● Records provided
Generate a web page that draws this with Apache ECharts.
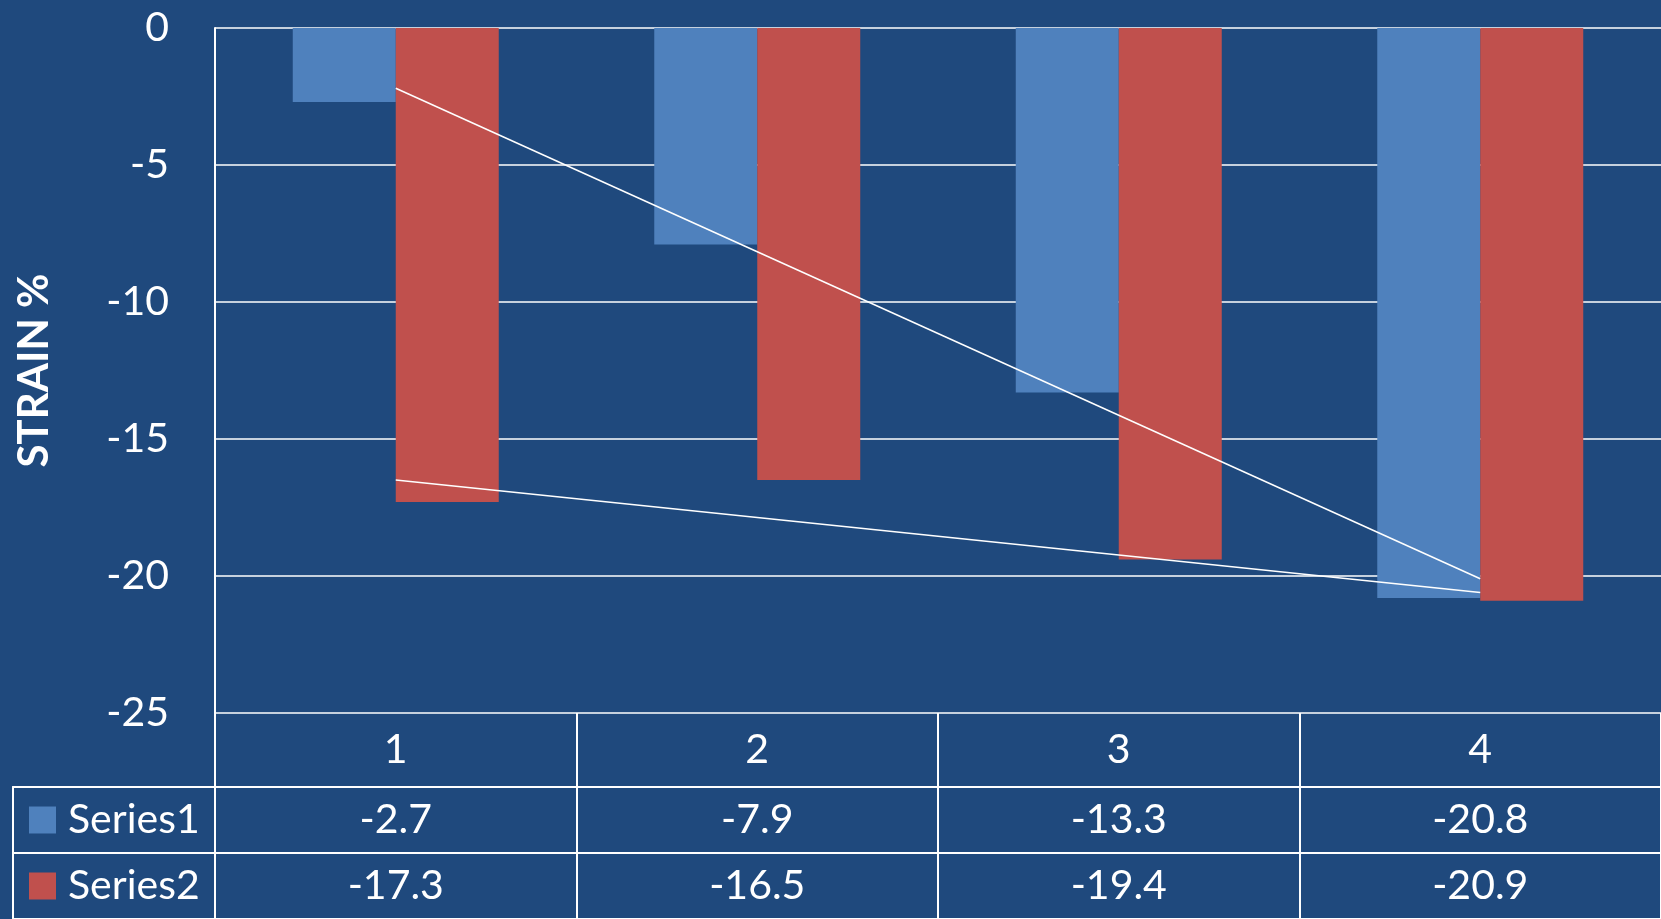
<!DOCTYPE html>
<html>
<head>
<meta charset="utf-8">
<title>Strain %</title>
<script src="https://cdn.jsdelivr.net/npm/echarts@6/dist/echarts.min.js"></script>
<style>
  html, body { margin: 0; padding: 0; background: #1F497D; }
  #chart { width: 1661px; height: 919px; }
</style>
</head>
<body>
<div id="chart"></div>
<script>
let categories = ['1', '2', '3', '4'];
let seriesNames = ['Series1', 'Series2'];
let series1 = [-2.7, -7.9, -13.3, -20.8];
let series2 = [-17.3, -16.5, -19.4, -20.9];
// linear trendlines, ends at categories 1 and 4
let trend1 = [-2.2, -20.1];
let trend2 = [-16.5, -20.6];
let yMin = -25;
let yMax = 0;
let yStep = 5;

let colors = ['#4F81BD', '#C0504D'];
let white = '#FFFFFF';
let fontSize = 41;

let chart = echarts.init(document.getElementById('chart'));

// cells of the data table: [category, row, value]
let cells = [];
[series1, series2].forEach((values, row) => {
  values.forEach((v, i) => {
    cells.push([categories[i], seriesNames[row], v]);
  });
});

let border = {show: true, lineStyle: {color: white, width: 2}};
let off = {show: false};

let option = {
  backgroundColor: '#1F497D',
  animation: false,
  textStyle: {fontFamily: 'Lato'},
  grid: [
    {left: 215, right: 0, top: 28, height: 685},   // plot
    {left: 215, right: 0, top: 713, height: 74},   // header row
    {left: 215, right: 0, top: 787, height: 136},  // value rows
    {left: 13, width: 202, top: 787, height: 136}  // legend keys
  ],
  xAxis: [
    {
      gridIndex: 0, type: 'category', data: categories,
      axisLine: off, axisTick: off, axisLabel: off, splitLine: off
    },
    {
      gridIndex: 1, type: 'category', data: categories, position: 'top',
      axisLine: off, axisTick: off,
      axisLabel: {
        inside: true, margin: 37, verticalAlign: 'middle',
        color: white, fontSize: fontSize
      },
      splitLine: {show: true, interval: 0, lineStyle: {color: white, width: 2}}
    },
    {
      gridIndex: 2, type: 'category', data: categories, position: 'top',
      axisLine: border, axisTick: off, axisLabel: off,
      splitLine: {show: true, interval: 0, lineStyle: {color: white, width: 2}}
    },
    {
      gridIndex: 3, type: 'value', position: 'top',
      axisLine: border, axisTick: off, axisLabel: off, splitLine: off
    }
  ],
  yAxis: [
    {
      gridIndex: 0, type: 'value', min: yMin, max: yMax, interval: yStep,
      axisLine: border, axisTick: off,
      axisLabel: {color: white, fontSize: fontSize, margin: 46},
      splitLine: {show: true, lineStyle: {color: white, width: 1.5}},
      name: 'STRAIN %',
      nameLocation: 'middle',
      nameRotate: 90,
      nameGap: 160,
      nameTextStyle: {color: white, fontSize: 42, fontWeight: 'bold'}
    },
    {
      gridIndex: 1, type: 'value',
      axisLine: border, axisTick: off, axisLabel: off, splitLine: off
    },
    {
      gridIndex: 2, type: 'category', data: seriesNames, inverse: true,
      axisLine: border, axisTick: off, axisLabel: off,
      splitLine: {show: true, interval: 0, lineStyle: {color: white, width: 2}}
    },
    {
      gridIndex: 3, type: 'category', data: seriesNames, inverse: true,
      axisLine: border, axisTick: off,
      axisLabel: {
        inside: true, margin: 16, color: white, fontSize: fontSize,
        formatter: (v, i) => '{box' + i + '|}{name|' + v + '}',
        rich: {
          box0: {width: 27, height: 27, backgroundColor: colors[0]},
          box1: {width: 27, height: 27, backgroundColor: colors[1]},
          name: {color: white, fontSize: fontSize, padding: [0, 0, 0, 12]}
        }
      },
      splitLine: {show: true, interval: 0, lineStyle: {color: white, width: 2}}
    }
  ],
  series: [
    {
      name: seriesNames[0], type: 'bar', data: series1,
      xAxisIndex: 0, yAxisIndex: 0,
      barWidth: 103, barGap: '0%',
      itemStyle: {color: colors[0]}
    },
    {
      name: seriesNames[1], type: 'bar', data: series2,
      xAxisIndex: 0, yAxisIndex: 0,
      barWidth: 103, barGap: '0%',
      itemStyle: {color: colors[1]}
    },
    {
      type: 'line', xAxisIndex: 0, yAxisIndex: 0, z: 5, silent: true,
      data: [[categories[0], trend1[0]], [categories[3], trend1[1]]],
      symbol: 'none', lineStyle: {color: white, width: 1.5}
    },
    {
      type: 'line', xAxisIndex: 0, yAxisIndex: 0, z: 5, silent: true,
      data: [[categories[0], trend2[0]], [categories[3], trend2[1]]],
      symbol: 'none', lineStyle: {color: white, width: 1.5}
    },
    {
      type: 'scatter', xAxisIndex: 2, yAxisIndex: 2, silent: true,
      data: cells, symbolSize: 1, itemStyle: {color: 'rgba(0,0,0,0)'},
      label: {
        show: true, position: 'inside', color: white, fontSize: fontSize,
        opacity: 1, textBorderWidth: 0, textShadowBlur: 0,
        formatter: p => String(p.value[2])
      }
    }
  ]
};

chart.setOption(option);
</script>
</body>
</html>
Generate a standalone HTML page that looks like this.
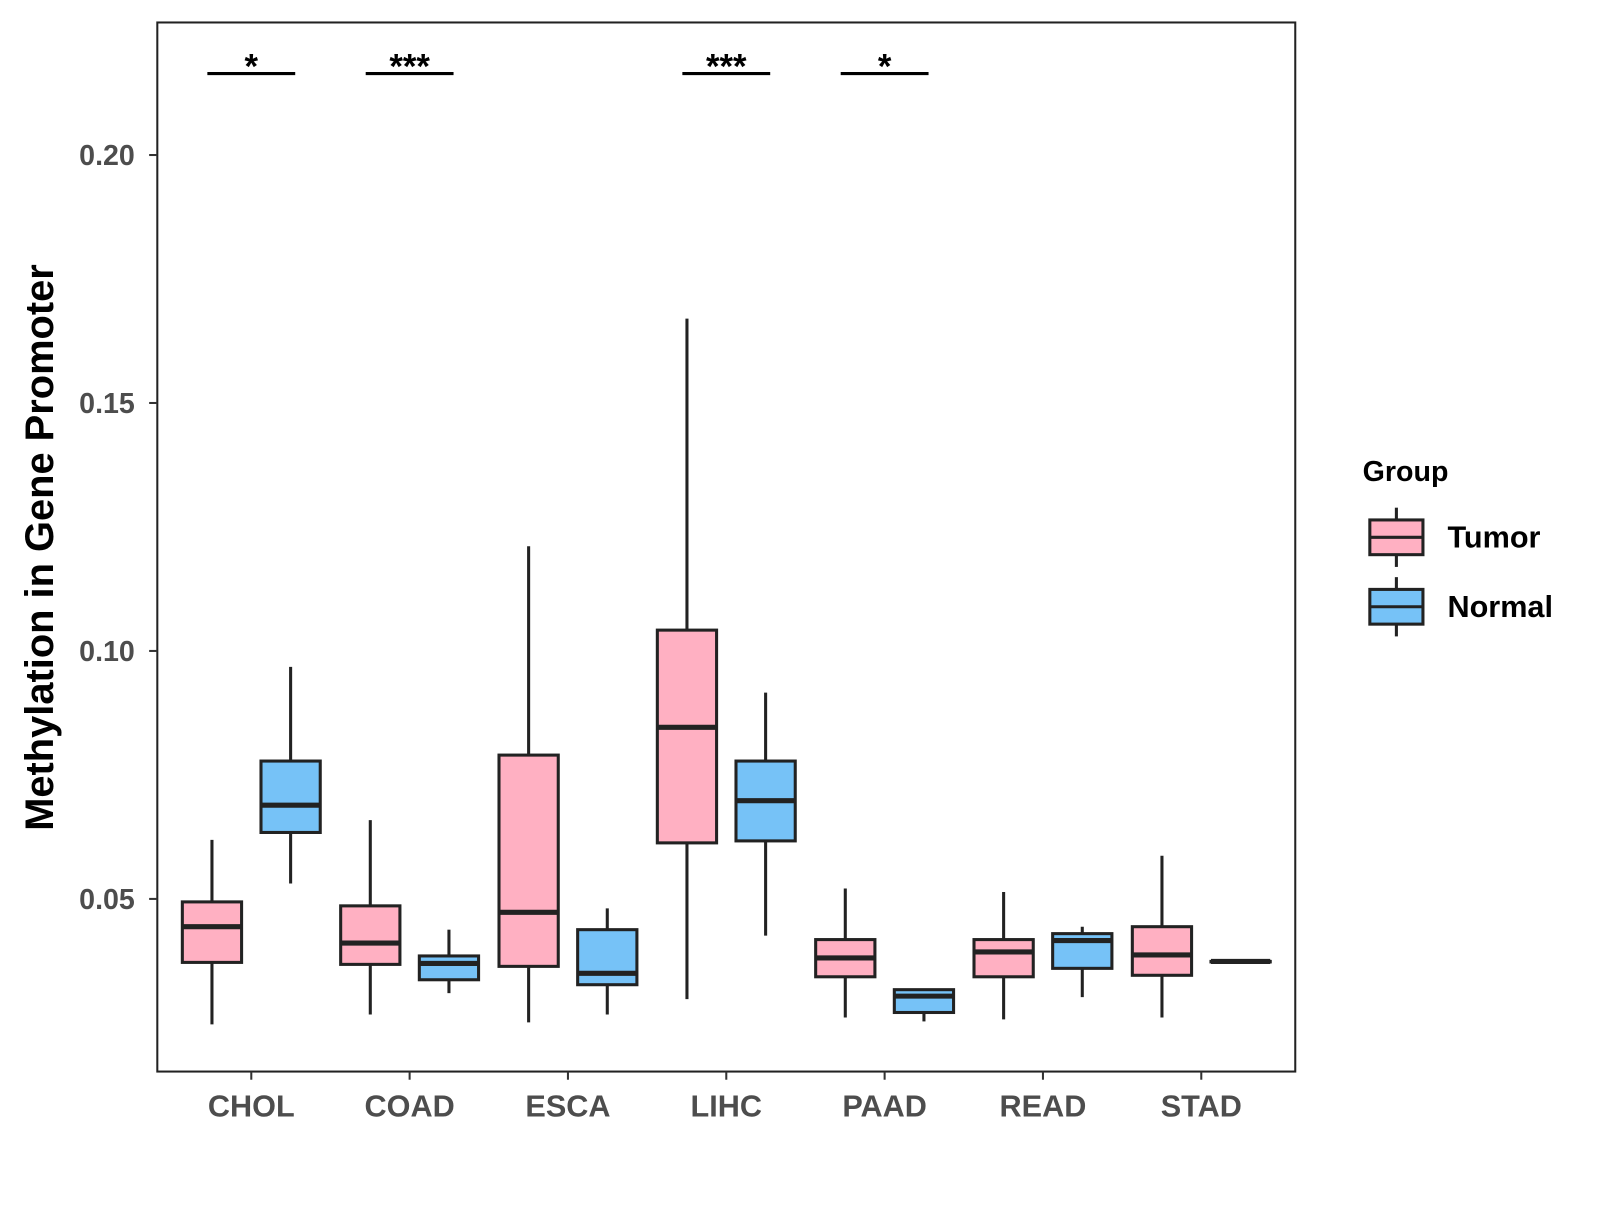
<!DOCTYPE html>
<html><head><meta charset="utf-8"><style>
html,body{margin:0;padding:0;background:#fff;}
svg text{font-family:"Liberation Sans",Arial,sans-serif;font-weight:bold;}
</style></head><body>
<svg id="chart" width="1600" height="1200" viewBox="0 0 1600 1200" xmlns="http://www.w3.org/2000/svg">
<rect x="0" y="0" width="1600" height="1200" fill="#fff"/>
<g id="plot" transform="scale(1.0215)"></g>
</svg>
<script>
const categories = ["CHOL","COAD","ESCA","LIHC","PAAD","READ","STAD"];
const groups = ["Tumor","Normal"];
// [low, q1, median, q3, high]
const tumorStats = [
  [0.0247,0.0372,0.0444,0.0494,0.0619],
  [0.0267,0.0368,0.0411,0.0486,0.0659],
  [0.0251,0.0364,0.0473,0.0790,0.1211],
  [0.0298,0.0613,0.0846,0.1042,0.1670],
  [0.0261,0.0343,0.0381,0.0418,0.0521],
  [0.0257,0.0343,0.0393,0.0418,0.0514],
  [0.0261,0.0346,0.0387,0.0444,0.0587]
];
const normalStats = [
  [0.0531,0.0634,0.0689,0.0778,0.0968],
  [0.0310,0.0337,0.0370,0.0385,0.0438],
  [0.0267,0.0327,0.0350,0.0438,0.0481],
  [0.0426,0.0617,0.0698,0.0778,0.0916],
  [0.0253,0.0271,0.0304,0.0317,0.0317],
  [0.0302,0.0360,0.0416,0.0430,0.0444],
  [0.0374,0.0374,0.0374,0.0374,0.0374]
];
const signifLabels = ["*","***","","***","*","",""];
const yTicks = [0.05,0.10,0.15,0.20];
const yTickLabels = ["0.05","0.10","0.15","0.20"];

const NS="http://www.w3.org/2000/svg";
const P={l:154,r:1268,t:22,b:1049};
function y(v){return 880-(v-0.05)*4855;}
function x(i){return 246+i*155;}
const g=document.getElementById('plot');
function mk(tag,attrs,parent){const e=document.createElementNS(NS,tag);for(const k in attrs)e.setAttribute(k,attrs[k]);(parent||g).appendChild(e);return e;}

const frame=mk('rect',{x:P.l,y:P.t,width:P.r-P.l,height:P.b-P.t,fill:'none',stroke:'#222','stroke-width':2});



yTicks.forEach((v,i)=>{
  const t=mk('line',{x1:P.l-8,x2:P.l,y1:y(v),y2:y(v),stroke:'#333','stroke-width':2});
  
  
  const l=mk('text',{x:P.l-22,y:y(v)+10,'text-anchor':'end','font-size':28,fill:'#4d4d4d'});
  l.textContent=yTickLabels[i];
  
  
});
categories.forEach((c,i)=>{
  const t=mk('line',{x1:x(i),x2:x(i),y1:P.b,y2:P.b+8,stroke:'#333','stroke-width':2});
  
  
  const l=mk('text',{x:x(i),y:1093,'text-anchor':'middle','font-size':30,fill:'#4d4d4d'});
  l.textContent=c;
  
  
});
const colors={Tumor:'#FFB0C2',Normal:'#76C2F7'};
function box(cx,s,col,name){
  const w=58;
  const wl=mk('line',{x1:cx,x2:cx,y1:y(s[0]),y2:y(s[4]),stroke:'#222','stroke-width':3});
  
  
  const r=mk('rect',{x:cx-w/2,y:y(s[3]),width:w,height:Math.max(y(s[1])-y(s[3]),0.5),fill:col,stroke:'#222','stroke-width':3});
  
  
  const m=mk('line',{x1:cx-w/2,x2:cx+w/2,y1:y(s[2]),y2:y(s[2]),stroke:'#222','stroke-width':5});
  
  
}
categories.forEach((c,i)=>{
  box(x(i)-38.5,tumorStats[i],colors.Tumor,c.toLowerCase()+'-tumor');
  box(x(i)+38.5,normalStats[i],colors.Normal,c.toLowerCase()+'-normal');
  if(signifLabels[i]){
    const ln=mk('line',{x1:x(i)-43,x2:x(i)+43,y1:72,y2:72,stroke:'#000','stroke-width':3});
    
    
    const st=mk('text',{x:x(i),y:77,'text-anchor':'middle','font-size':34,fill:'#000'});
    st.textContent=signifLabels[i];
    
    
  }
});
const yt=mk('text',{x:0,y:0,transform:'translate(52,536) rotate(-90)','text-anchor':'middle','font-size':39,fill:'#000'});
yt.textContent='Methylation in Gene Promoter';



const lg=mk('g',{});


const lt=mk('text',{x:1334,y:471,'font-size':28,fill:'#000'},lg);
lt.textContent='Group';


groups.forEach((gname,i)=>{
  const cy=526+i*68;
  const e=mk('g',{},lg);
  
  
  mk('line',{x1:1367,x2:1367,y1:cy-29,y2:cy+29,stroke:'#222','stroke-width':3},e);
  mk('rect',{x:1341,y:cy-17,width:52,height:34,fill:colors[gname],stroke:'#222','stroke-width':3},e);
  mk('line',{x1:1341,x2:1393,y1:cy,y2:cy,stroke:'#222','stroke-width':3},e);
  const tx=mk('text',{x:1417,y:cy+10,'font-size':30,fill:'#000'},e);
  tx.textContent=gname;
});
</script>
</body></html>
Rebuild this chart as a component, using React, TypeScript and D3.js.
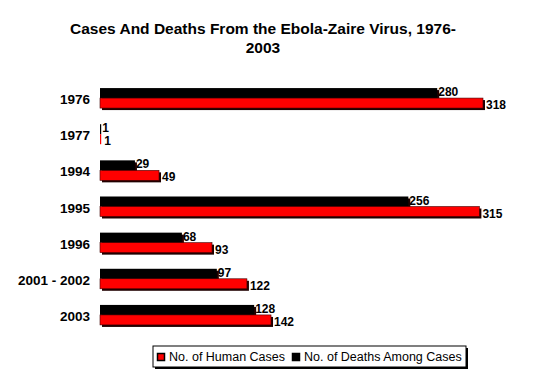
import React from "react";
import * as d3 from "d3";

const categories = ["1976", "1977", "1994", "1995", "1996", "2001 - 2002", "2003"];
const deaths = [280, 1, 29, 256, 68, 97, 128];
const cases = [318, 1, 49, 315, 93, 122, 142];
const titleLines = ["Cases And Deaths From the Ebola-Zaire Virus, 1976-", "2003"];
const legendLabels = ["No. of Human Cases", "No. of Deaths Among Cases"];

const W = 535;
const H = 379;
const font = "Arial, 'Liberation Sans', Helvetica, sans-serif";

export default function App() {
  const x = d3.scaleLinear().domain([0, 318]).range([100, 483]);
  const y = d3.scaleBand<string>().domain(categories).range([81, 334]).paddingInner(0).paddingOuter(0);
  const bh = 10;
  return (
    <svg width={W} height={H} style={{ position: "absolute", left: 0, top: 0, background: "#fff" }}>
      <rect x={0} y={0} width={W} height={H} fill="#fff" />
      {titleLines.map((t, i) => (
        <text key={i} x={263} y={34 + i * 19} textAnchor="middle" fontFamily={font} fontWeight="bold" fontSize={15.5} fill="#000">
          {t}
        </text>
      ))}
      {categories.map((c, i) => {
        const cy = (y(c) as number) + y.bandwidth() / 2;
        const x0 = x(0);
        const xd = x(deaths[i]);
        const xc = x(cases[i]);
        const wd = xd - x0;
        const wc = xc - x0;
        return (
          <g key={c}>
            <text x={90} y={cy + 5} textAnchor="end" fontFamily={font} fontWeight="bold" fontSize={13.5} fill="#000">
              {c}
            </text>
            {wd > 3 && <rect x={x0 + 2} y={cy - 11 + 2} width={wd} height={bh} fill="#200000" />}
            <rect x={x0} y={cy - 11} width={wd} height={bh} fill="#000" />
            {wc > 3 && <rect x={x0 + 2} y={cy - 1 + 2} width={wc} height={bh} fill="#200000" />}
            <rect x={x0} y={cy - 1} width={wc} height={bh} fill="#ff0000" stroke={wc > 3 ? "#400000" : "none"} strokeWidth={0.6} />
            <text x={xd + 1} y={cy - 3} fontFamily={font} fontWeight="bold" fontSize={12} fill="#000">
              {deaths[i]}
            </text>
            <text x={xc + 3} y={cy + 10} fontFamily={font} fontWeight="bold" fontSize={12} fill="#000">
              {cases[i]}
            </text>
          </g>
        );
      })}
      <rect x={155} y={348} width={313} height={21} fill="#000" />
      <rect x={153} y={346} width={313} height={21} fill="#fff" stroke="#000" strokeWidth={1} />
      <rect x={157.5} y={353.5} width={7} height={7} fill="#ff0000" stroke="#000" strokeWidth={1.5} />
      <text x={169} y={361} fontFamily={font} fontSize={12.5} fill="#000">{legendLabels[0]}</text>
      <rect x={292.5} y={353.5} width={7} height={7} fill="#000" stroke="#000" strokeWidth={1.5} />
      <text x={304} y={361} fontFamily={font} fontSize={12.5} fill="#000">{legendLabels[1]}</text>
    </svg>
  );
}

● What to work on
Leave out the pictures and quote exactly the lines from the one where "Rebuild this chart" appears to the one where "import * as" appears, both ends counted.

● Expected answer
Rebuild this chart as a component, using React, TypeScript and D3.js.
import React from "react";
import * as d3 from "d3";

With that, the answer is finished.